##### DATA PROVIDED #####

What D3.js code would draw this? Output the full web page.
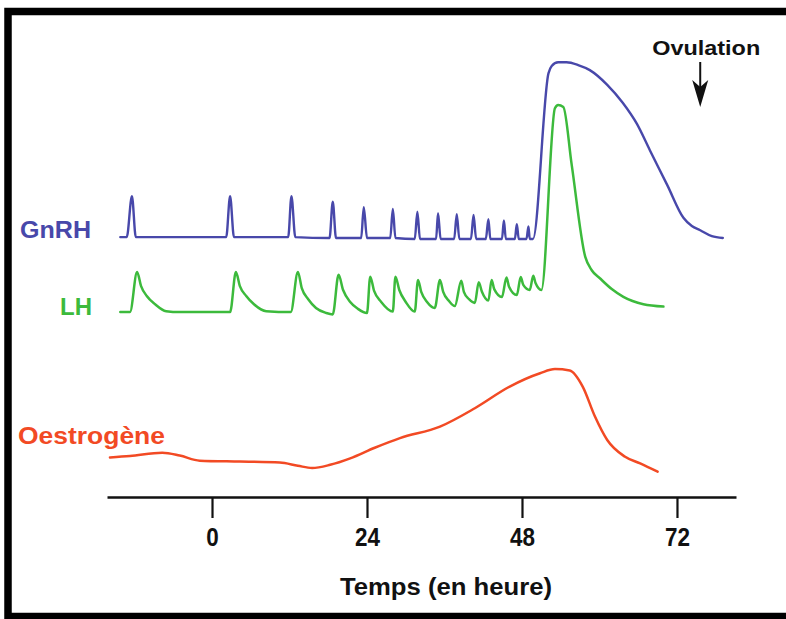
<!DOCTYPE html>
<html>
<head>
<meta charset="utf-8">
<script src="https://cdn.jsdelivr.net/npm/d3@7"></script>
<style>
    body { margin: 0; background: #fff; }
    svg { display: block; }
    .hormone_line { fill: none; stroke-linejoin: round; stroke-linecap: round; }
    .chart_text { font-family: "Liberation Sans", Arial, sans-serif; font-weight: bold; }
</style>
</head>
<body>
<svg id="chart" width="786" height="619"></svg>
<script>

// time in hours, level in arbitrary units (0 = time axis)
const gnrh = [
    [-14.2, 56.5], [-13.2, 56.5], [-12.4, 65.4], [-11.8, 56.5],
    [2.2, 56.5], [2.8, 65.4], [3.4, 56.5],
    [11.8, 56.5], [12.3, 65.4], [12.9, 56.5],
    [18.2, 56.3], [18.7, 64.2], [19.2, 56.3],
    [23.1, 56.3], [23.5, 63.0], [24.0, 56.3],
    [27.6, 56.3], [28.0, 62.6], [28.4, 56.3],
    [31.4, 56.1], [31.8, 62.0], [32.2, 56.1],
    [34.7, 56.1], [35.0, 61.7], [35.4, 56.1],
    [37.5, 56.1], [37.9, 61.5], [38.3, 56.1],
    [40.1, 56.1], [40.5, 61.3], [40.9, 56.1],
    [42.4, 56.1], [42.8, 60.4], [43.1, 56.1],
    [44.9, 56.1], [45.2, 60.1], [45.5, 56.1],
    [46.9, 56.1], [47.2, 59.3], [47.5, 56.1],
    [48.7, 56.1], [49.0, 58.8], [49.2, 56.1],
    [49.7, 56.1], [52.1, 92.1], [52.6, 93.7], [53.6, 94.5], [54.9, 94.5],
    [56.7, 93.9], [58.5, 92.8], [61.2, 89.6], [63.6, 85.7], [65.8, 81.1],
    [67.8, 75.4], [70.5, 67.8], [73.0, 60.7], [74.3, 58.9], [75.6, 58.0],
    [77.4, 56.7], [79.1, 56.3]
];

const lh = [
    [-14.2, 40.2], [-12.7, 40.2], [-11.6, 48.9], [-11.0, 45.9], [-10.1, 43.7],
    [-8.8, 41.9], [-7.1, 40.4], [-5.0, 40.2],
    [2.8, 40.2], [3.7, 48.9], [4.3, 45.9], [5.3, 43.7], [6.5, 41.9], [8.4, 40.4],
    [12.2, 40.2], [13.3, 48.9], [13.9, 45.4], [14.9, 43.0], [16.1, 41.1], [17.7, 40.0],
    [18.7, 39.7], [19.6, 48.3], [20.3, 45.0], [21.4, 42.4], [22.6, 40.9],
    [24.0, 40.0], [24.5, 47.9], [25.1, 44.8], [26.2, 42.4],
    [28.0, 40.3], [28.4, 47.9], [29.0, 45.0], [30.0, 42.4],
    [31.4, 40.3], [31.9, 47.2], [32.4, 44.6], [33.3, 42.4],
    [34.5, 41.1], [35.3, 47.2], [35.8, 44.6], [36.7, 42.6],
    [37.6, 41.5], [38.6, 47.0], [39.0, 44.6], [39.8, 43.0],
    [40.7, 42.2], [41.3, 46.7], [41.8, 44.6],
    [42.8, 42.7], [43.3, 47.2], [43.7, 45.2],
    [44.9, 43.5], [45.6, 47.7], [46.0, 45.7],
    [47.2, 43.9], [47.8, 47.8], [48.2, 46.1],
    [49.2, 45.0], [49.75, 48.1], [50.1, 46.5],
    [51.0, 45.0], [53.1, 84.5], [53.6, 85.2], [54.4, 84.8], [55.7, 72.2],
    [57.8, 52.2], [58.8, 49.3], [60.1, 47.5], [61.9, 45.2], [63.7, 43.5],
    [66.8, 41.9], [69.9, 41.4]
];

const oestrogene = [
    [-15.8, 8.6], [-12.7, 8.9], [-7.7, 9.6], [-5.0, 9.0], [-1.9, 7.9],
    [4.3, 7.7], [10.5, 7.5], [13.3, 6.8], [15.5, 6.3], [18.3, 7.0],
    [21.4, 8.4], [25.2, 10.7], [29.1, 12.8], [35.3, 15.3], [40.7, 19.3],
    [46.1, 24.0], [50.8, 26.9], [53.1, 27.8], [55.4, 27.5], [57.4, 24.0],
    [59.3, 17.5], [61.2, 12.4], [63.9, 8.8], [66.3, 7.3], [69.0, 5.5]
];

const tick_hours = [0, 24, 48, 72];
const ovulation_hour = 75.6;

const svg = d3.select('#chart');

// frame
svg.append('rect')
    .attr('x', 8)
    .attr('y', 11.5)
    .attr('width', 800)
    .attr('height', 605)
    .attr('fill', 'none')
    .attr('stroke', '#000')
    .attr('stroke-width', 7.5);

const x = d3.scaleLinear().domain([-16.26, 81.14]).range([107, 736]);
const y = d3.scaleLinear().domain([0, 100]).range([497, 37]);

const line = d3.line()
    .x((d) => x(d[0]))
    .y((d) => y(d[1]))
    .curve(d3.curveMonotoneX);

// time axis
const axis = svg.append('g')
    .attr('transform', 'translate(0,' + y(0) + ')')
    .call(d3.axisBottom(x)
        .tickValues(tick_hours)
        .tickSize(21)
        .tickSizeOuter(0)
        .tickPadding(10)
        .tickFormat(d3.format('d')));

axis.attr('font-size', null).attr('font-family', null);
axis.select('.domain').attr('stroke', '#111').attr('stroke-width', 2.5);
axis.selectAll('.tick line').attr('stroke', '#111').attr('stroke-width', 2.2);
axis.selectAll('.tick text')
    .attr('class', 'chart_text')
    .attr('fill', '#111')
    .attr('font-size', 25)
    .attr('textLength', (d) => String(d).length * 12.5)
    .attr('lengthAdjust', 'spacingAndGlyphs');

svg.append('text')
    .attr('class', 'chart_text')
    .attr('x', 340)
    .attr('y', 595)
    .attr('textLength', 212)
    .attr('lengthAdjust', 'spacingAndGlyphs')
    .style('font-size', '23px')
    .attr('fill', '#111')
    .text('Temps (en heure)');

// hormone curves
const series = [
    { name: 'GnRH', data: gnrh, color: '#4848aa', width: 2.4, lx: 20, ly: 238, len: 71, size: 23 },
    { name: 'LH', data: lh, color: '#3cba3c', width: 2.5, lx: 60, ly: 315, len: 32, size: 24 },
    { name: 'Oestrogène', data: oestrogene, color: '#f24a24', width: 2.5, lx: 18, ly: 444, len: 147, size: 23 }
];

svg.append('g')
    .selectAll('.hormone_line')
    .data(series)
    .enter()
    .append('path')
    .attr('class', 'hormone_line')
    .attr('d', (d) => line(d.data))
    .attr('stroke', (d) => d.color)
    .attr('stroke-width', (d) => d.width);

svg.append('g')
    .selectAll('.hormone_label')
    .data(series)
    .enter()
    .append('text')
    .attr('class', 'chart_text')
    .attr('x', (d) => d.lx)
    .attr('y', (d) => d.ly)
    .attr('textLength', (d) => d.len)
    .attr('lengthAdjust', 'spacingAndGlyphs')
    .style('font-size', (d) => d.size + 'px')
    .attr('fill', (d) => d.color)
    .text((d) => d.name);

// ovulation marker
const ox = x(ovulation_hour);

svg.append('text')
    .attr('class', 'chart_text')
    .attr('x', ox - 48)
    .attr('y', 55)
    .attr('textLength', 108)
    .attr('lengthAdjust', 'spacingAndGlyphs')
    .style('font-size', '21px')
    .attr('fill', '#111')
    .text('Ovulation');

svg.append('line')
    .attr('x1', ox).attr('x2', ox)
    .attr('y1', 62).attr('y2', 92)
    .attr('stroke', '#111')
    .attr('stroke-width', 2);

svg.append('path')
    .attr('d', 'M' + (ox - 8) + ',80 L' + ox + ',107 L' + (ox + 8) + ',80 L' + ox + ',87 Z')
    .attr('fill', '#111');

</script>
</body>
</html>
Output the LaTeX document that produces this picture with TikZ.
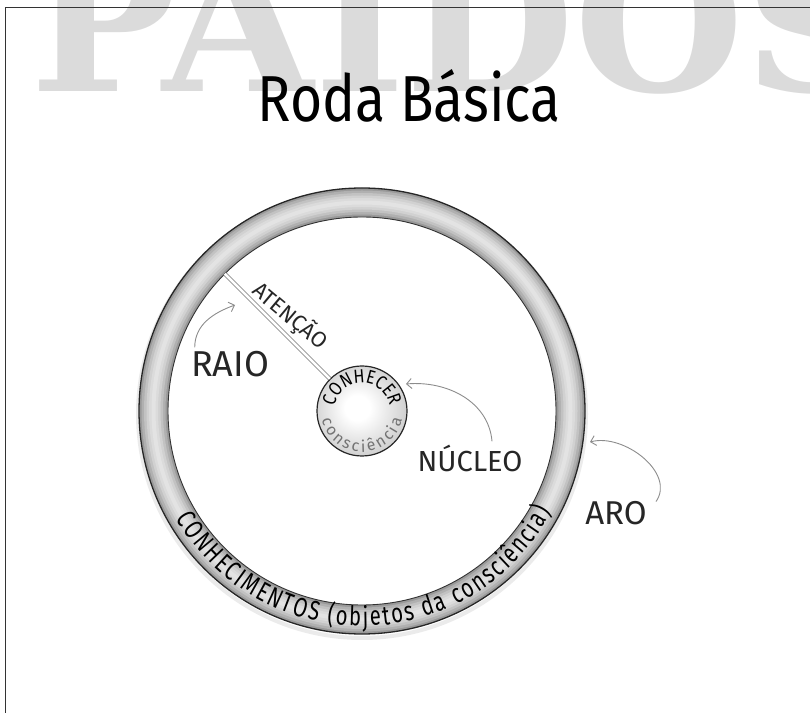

#####

■ PROBLEM REQUIREMENTS
Pick out the lines containing the string "this".

■ FINISHED EXERCISE
What D3.js code would draw this? Output the full web page.
Output the LaTeX document that produces this picture with TikZ.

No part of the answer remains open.